Around 60 research academics from the universities of Southampton, Oxford and Bristol, and Imperial College, London have worked on Aladdin. The project has already yielded more than 150 top flight academic papers, several international industrial research prizes and two awards from the British Computer Society.
The practical goal of the project has been to develop software "agents" that act in concert with other agents under the conditions listed above. This has led to scientific advances and at least eight patents in fields such as game theory, coalition formation, sequential decision-making, efficient recursive filters to handle missing, delayed and out of sequence data, a more practical Gaussian process to infer future sensor readings and to recover from sensor failures, as well as generalised covariance union (GCU) to handle sensor data whose trustworthiness cannot be confirmed.
The algorithms have not yet been packaged into a directly usable format, and there is some debate as to whether they can be so reduced. The most concurrent active agents so far is nine. But the researchers have built several "demonstrators" that combine information from a network of sensors intelligently to produce actionable information for both humans and machines in real time.
These include an automated escape information system for burning buildings or ships; a multi-agency disaster response system; a high-resolution battlefield surveillance and management system; a naval force threat evaluation and weapons assignment system; and a military logistics system.

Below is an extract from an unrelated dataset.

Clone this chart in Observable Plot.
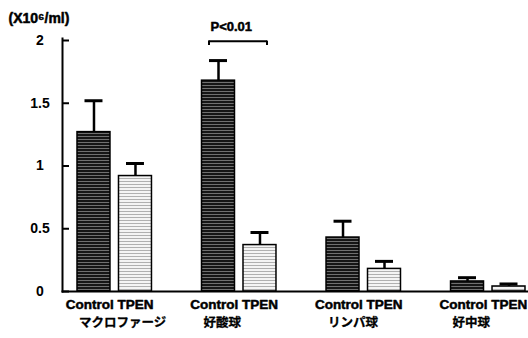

Nick Jennings, head of Southampton University's computer and electronics school, said that in terms of output, Aladdin had been the most successful of the many the military research projects he had worked on in the past 20 years. He ascribed this to critical mass, time enough, the right level of funding and close interworking between stakeholders.
This success has led to a £5.5m follow-on project, Orchid, which is now ramping up. Orchid, led by Nick Jennings, will explore the new science needed for "human-agent collectives" (HACs) to meet their individual and collective goals. BAE Systems is once again the lead industrial sponsor.

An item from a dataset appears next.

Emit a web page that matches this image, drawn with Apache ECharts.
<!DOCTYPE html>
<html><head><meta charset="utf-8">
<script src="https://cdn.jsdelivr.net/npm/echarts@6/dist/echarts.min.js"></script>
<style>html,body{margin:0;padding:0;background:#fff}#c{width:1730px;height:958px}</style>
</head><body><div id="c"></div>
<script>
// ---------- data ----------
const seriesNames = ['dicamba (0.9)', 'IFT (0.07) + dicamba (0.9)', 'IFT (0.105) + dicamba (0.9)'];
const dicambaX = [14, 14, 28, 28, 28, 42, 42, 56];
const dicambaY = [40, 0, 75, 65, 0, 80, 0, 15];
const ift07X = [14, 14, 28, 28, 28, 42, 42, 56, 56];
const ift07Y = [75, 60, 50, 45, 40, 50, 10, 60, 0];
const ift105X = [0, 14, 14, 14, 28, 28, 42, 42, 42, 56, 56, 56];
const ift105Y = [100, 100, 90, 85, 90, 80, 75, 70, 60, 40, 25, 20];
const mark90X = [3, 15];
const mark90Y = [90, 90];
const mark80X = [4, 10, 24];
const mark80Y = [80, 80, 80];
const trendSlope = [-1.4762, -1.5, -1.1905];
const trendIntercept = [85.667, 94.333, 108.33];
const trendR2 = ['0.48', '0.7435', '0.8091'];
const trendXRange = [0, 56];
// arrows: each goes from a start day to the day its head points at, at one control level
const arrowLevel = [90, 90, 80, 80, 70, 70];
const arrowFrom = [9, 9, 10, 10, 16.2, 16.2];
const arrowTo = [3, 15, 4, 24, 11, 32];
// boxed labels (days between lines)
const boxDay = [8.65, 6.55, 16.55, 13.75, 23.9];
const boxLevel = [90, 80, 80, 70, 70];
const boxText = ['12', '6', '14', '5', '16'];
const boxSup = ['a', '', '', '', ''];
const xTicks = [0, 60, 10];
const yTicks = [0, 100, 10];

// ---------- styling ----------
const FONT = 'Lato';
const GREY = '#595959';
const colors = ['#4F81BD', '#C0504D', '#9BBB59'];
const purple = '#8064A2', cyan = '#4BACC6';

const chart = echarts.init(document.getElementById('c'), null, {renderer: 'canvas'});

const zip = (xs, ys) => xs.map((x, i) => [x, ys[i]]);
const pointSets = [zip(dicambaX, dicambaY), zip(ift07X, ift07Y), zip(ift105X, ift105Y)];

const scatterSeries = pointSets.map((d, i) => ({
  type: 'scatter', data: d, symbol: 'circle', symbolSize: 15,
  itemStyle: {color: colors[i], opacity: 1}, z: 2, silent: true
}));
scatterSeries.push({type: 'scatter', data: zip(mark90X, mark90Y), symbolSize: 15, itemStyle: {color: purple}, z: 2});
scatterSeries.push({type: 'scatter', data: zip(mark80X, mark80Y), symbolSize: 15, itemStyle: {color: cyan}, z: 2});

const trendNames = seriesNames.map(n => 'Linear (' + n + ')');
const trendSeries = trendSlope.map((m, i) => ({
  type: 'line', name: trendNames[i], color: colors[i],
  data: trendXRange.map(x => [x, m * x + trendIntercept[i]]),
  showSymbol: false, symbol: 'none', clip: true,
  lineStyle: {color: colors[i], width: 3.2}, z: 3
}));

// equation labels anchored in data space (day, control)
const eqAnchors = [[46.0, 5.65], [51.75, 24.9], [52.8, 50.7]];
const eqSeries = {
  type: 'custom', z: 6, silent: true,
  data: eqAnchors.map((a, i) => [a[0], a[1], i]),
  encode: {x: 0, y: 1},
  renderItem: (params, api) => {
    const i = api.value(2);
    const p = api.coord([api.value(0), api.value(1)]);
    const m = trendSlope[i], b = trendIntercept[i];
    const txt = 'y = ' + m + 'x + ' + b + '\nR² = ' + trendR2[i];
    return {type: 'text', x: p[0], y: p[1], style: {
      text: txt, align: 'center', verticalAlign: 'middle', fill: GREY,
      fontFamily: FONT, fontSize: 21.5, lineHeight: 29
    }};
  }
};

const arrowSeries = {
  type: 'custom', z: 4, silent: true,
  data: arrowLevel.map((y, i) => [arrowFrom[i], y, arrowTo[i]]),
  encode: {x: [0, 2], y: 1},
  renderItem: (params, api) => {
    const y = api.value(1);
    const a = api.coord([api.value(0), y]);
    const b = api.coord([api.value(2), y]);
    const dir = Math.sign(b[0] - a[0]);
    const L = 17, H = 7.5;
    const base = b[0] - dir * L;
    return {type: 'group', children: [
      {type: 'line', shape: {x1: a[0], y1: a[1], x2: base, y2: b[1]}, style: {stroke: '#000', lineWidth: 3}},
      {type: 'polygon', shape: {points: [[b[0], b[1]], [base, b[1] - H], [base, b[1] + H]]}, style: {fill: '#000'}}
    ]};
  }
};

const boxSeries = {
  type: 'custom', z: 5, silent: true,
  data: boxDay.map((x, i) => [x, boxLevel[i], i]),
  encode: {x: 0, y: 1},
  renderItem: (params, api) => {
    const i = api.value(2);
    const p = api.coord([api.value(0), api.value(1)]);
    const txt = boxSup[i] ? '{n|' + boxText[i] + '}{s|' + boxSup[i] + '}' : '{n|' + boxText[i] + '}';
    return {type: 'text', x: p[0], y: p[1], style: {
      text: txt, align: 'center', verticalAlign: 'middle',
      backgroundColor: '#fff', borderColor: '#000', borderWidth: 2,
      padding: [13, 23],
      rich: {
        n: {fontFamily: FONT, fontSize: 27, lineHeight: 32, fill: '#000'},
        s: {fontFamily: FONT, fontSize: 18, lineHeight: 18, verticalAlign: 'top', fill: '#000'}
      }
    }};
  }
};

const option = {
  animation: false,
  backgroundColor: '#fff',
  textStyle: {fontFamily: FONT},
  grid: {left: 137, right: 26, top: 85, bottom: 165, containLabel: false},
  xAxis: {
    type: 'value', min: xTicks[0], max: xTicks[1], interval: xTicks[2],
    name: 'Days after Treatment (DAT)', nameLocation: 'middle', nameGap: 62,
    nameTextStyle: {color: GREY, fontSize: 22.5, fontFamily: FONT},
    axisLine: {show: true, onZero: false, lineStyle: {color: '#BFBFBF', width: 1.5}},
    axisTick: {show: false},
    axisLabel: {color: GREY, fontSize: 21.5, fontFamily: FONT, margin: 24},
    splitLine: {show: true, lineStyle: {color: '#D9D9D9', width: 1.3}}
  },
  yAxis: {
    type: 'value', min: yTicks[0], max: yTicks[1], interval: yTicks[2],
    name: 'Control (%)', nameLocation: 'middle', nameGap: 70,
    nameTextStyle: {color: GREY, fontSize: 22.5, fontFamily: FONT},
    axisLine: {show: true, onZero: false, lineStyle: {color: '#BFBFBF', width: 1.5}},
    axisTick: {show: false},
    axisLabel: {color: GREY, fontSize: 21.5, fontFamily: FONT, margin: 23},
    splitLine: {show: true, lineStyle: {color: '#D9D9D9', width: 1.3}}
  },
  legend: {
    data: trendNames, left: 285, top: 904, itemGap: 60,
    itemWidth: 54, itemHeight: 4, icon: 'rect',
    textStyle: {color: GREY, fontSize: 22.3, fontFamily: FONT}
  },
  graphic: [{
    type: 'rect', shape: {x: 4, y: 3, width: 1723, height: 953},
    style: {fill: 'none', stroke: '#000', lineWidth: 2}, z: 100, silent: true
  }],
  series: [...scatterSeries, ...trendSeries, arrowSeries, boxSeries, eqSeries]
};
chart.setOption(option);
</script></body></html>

|Smart grid will need smart agents|
|The UK's smart energy grid will have to rely on a network of autonomous agents that cooperate to keep homes, offices and factories supplied with gas and electrical power, believes Nick Jennings, professor of computer science at the School of Electronics and Computer Science at the University of Southampton.|
|The smart grid, which will connect almost 50 million meters to energy suppliers' delivery and information systems, will be too complex for centralised control, Jennings told Computer Weekly at the public launch of Aladdin, an agent-based technology research project.|
|"The company we are working with, Secure Meters, and other industry partners, believe the centralised model is just not going to happen," he said.|
|He said the system that would emerge would allow autonomy inside the house with an agent in the smart meter to control household consumption. The agent would learn how to do that by understanding household energy usage patterns. It would also incorporate information about energy generated by the house itself from solar panels, wind and other sources, and decide whether to use it, store it, trade with neighbours or sell it to the grid.|
|Jennings said billing required only information flows about who was using what energy and when, and for these to be properly authenticated. "This will happen," he said.|
Click here to hear the full interview >>
Computer Weekly says:
The idea of an agent or golem that would do your bidding literally goes back to Adam. So although the idea is not new, getting one to work properly, or at all, is revolutionary.
The Aladdin project is conceptually similar to that of the internet, in that because there is no central controller, the system can continue to work despite unpredictable or even locally catastrophic events. But Aladdin takes the concept from the network to the application layer, because the agents must behave as if they were intelligent, communicating entities.
It is early days for Aladdin, but its follow-up, Orchid, will move agent technology closer to passing the Turing test. How satisfying it would be for UK scientists to close that circle.